On the day of her departure, Cynthia impulsively marries the suave Mark Krisel, a man posing as a respectable banker but in truth a professional fortune-hunter who targets wealthy, naïve women. Cynthia believes she's finally found her Prince Charming—until aboard the ship she discovers a love note addressed to her new husband from “Claudette”, his mistress. In a fit of betrayed fury, she throws Mark out a porthole and, in the chaos, tumbles through the door—colliding with Sandy MacTavish, a bumbling Scottish sailor spying through the keyhole.

Both Cynthia and Sandy are swept overboard and rescued by rum-runners, who are themselves apprehended shortly after by Prohibition agents. Handcuffed together as potential smugglers, the mismatched pair escape the authorities through quick thinking and scramble back to Cynthia's school. Still chained at the wrist, Cynthia sneaks Sandy into her apartment via a closet, and disguises him in a woman's outfit. When Professor Meekham appears, Cynthia nervously introduces Sandy as “Miss Jones,” claiming she missed her ship to Hawaii.

The charade continues into the night. Cynthia and Sandy, finding a bottle of Meekham's “liver tonic”—really just bootleg liquor—indulge together and loosen up. Cynthia slurs with affection, “What happensh to the shailorsh on a night like thish?” just as her maid Lena Svenson arrives, shocked to find her mistress drinking with a cross-dressed “lady.” Cynthia has Lena fetch a file to remove the cuffs: “Thisch guy ’shnot my husband... he’sh jus' 'nother victim of my maidenly charmsh.”

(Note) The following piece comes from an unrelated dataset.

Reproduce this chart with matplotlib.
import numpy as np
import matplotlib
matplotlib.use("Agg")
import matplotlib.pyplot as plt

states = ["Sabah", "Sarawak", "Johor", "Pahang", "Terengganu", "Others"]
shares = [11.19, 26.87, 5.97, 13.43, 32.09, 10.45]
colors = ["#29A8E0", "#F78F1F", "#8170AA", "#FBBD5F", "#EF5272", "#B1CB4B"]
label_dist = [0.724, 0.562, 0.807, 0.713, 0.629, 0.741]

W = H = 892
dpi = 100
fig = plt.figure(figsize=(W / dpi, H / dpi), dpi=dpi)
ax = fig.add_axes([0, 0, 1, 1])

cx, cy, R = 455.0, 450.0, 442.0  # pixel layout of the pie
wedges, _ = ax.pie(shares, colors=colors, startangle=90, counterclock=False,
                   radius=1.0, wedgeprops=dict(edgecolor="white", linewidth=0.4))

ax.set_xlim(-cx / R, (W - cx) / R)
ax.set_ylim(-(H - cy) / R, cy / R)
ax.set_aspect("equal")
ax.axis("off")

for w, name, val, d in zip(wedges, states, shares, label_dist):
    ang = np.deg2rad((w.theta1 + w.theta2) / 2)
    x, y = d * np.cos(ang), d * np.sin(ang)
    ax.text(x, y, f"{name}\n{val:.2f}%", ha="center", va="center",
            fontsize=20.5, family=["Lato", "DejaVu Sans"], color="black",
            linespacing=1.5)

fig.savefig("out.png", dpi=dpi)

The next morning brings more complications. Meekham arrives with the Doolittle attorney to deliver a stern warning: a codicil in the will states that any scandal will nullify Cynthia's inheritance, passing the entire fortune to Professor Meekham instead.

As if things weren't tangled enough, Mark Krisel returns to claim his bride—and her money. Cynthia, now free from the handcuffs, insists that Sandy is her husband. Chaos ensues as the Prohibition agents arrive, still searching for their escaped detainees. But the tables turn: the agents recognize Mark Krisel and Claudette as wanted criminals in a marriage fraud ring. They're promptly arrested, exonerating Cynthia and Sandy.

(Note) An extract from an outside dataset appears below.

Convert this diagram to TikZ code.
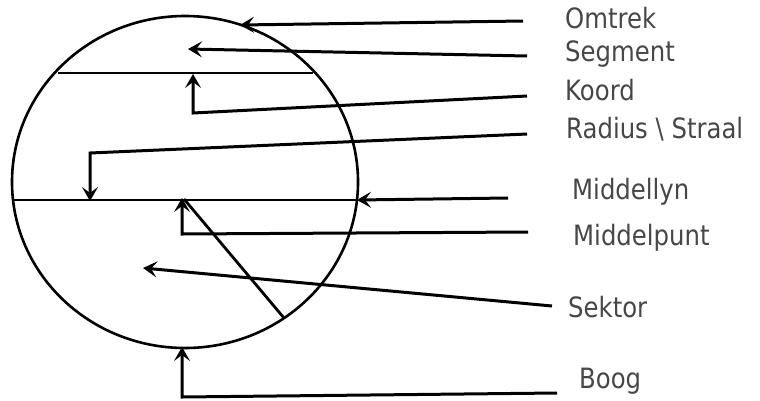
\documentclass[tikz,border=0pt]{standalone}
\usepackage{fontspec}
\setmainfont{DejaVu Sans}
\usetikzlibrary{arrows.meta}
\newcommand\sxlbl[1]{\scalebox{0.87}[1]{#1}}
\begin{document}
\begin{tikzpicture}[x=1pt,y=-1pt,
  ln/.style={line width=2.8pt},
  arr/.style={line width=3pt,-{Stealth[length=14pt,width=16pt,inset=6pt]}},
  lbl/.style={anchor=base west,inner sep=0pt,font=\fontsize{28}{30}\selectfont,text=black!72}]
\useasboundingbox (0,0) rectangle (760,400);
% circle
\draw[line width=2.6pt] (185,182) ellipse [x radius=173pt, y radius=166pt];
% chord and diameter and radius
\coordinate (chL) at (58,73);  \coordinate (chR) at (313,73);
\coordinate (diL) at (13,200); \coordinate (diR) at (357,200);
\coordinate (ctr) at (184,199); \coordinate (raE) at (284,318);
\draw[ln] (chL) -- (chR);
\draw[ln] (diL) -- (diR);
\draw[ln] (ctr) -- (raE);
% labels
\node[lbl] (lOm) at (565,28)  {\sxlbl{Omtrek}};
\node[lbl] (lSe) at (565,61)  {\sxlbl{Segment}};
\node[lbl] (lKo) at (565,100) {\sxlbl{Koord}};
\node[lbl] (lRa) at (566,138) {\sxlbl{Radius \textbackslash{} Straal}};
\node[lbl] (lMl) at (572,199) {\sxlbl{Middellyn}};
\node[lbl] (lMp) at (573,245) {\sxlbl{Middelpunt}};
\node[lbl] (lSk) at (568,317) {\sxlbl{Sektor}};
\node[lbl] (lBo) at (579,388) {\sxlbl{Boog}};
% connector points
\coordinate (omA) at (523,21);  \coordinate (omT) at (240,25);
\coordinate (seA) at (527,56);  \coordinate (seT) at (188,49);
\coordinate (koA) at (527,96);  \coordinate (koB) at (193,113); \coordinate (koT) at (193,74);
\coordinate (rdA) at (527,134); \coordinate (rdB) at (90,153);  \coordinate (rdT) at (90,201);
\coordinate (mlA) at (508,198); \coordinate (mlT) at (357,200);
\coordinate (mpA) at (528,232); \coordinate (mpB) at (182,234); \coordinate (mpT) at (182,198);
\coordinate (skA) at (552,306); \coordinate (skT) at (143,268);
\coordinate (boA) at (557,393); \coordinate (boB) at (182,397); \coordinate (boT) at (182,347);
% connectors
\draw[arr] (omA) -- (omT);
\draw[arr] (seA) -- (seT);
\draw[arr] (koA) -- (koB) -- (koT);
\draw[arr] (rdA) -- (rdB) -- (rdT);
\draw[arr] (mlA) -- (mlT);
\draw[arr] (mpA) -- (mpB) -- (mpT);
\draw[arr] (skA) -- (skT);
\draw[arr] (boA) -- (boB) -- (boT);
\end{tikzpicture}
\end{document}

With her name cleared, Cynthia proudly introduces Sandy as her future husband.

==Cast==
- Louise Fazenda as Cynthia Botts
- Clyde Cook as Sandy MacTavish
- Myrna Loy as Claudette Ralston
- William Demarest as Detective
- John Miljan as Mark Krisel
- Dorothea Wolbert as Lena Svenson
- Tom Ricketts as Professor Meekham

==Preservation==
An incomplete print exists in England at the British Film Institute (BFI)/National Film and Television Archive, London.